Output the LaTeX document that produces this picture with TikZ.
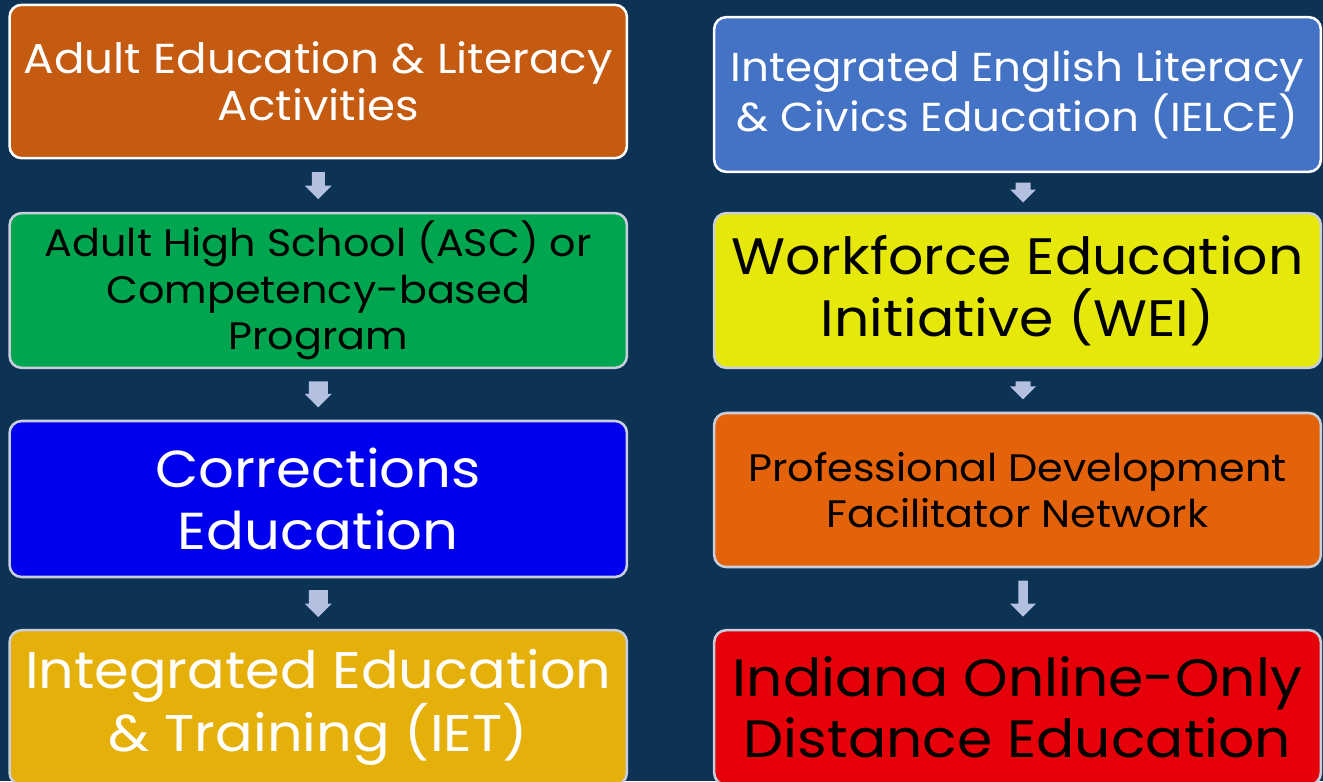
\documentclass[tikz,border=0pt]{standalone}
\usepackage{fontspec}
\setmainfont[FakeStretch=1.08]{Poppins}
\usetikzlibrary{calc}

\definecolor{navy}{HTML}{0C3254}
\definecolor{rimgray}{HTML}{C8CEDC}
\definecolor{arrowblue}{HTML}{B4C0E0}
\definecolor{rust}{HTML}{C55A11}
\definecolor{leaf}{HTML}{00A550}
\definecolor{royal}{HTML}{0000EE}
\definecolor{gold}{HTML}{E6B00A}
\definecolor{steel}{HTML}{4472C4}
\definecolor{lemon}{HTML}{E6E80A}
\definecolor{pumpkin}{HTML}{E3620A}
\definecolor{scarlet}{HTML}{E6000A}

% block arrow between two boxes: from, to, half length, half shaft, half head, x shift
\newcommand{\flowarrow}[6]{%
  \coordinate (m) at ($(#1.south)!0.5!(#2.north)+(#6,0)$);
  \fill[arrowblue] ($(m)+(-#4,-#3)$) -- ($(m)+(#4,-#3)$) -- ($(m)+(#4,#3-#5)$)
    -- ($(m)+(#5,#3-#5)$) -- ($(m)+(0,#3)$) -- ($(m)+(-#5,#3-#5)$)
    -- ($(m)+(-#4,#3-#5)$) -- cycle;}

\tikzset{
  box/.style={draw=rimgray, line width=1.9pt, rounded corners=9pt, align=center, inner sep=0pt},
  leftbox/.style={box, minimum width=463pt},
  rightbox/.style={box, minimum width=455pt},
  fs/.style 2 args={font=\fontsize{#1}{#2}\selectfont}
}

\begin{document}
\begin{tikzpicture}[x=0.75pt, y=-0.75pt]
  \fill[navy] (0,0) rectangle (1323,781);
  \useasboundingbox (0,0) rectangle (1323,781);
  \clip (0,0) rectangle (1323,781);

  % left column
  \node[leftbox, fill=rust, draw=white, minimum height=115pt, fs={31.4pt}{35pt}, text=white] (adult) at (318.25,81.5)
    {Adult Education \& Literacy\\Activities};
  \node[leftbox, fill=leaf, minimum height=116pt, fs={28.7pt}{35pt}, text=black] (ahs) at (318.25,290.5)
    {Adult High School (ASC) or\\Competency-based\\Program};
  \node[leftbox, fill=royal, minimum height=117pt, fs={39pt}{47pt}, text=white] (corr) at (318.25,499)
    {Corrections\\Education};
  \node[leftbox, fill=gold, minimum height=116pt, fs={38.7pt}{45pt}, text=white] (iet) at (318.25,707.5)
    {Integrated Education\\\& Training (IET)};

  % right column
  \node[rightbox, fill=steel, draw=white, minimum height=116pt, fs={30.3pt}{35pt}, text=white] (ielce) at (1017.5,94.5)
    {Integrated English Literacy\\\& Civics Education (IELCE)};
  \node[rightbox, fill=lemon, minimum height=116pt, fs={38.4pt}{46.5pt}, text=black] (wei) at (1017.5,290.5)
    {Workforce Education\\Initiative (WEI)};
  \node[rightbox, fill=pumpkin, minimum height=115.5pt, fs={28.7pt}{34.5pt}, text=black] (pdf) at (1017.5,490)
    {Professional Development\\Facilitator Network};
  \node[rightbox, fill=scarlet, minimum height=116pt, fs={39.4pt}{46pt}, text=black] (online) at (1017.5,707.5)
    {Indiana Online-Only\\Distance Education};

  \flowarrow{adult}{ahs}{13.5}{6.5}{13.5}{0}
  \flowarrow{ahs}{corr}{13}{9.5}{13.5}{0}
  \flowarrow{corr}{iet}{13.5}{9.5}{13.5}{0}
  \flowarrow{ielce}{wei}{10}{7.5}{13}{5.5}
  \flowarrow{wei}{pdf}{9}{7.5}{13}{5.5}
  \flowarrow{pdf}{online}{18}{4.75}{13}{5.5}
\end{tikzpicture}
\end{document}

WHAT YOU ARE ASKED TO DO> Copy the whole of the material above exactly, but not its images.

ANSWER TO THIS TASK>
Output the LaTeX document that produces this picture with TikZ.
\documentclass[tikz,border=0pt]{standalone}
\usepackage{fontspec}
\setmainfont[FakeStretch=1.08]{Poppins}
\usetikzlibrary{calc}

\definecolor{navy}{HTML}{0C3254}
\definecolor{rimgray}{HTML}{C8CEDC}
\definecolor{arrowblue}{HTML}{B4C0E0}
\definecolor{rust}{HTML}{C55A11}
\definecolor{leaf}{HTML}{00A550}
\definecolor{royal}{HTML}{0000EE}
\definecolor{gold}{HTML}{E6B00A}
\definecolor{steel}{HTML}{4472C4}
\definecolor{lemon}{HTML}{E6E80A}
\definecolor{pumpkin}{HTML}{E3620A}
\definecolor{scarlet}{HTML}{E6000A}

% block arrow between two boxes: from, to, half length, half shaft, half head, x shift
\newcommand{\flowarrow}[6]{%
  \coordinate (m) at ($(#1.south)!0.5!(#2.north)+(#6,0)$);
  \fill[arrowblue] ($(m)+(-#4,-#3)$) -- ($(m)+(#4,-#3)$) -- ($(m)+(#4,#3-#5)$)
    -- ($(m)+(#5,#3-#5)$) -- ($(m)+(0,#3)$) -- ($(m)+(-#5,#3-#5)$)
    -- ($(m)+(-#4,#3-#5)$) -- cycle;}

\tikzset{
  box/.style={draw=rimgray, line width=1.9pt, rounded corners=9pt, align=center, inner sep=0pt},
  leftbox/.style={box, minimum width=463pt},
  rightbox/.style={box, minimum width=455pt},
  fs/.style 2 args={font=\fontsize{#1}{#2}\selectfont}
}

\begin{document}
\begin{tikzpicture}[x=0.75pt, y=-0.75pt]
  \fill[navy] (0,0) rectangle (1323,781);
  \useasboundingbox (0,0) rectangle (1323,781);
  \clip (0,0) rectangle (1323,781);

  % left column
  \node[leftbox, fill=rust, draw=white, minimum height=115pt, fs={31.4pt}{35pt}, text=white] (adult) at (318.25,81.5)
    {Adult Education \& Literacy\\Activities};
  \node[leftbox, fill=leaf, minimum height=116pt, fs={28.7pt}{35pt}, text=black] (ahs) at (318.25,290.5)
    {Adult High School (ASC) or\\Competency-based\\Program};
  \node[leftbox, fill=royal, minimum height=117pt, fs={39pt}{47pt}, text=white] (corr) at (318.25,499)
    {Corrections\\Education};
  \node[leftbox, fill=gold, minimum height=116pt, fs={38.7pt}{45pt}, text=white] (iet) at (318.25,707.5)
    {Integrated Education\\\& Training (IET)};

  % right column
  \node[rightbox, fill=steel, draw=white, minimum height=116pt, fs={30.3pt}{35pt}, text=white] (ielce) at (1017.5,94.5)
    {Integrated English Literacy\\\& Civics Education (IELCE)};
  \node[rightbox, fill=lemon, minimum height=116pt, fs={38.4pt}{46.5pt}, text=black] (wei) at (1017.5,290.5)
    {Workforce Education\\Initiative (WEI)};
  \node[rightbox, fill=pumpkin, minimum height=115.5pt, fs={28.7pt}{34.5pt}, text=black] (pdf) at (1017.5,490)
    {Professional Development\\Facilitator Network};
  \node[rightbox, fill=scarlet, minimum height=116pt, fs={39.4pt}{46pt}, text=black] (online) at (1017.5,707.5)
    {Indiana Online-Only\\Distance Education};

  \flowarrow{adult}{ahs}{13.5}{6.5}{13.5}{0}
  \flowarrow{ahs}{corr}{13}{9.5}{13.5}{0}
  \flowarrow{corr}{iet}{13.5}{9.5}{13.5}{0}
  \flowarrow{ielce}{wei}{10}{7.5}{13}{5.5}
  \flowarrow{wei}{pdf}{9}{7.5}{13}{5.5}
  \flowarrow{pdf}{online}{18}{4.75}{13}{5.5}
\end{tikzpicture}
\end{document}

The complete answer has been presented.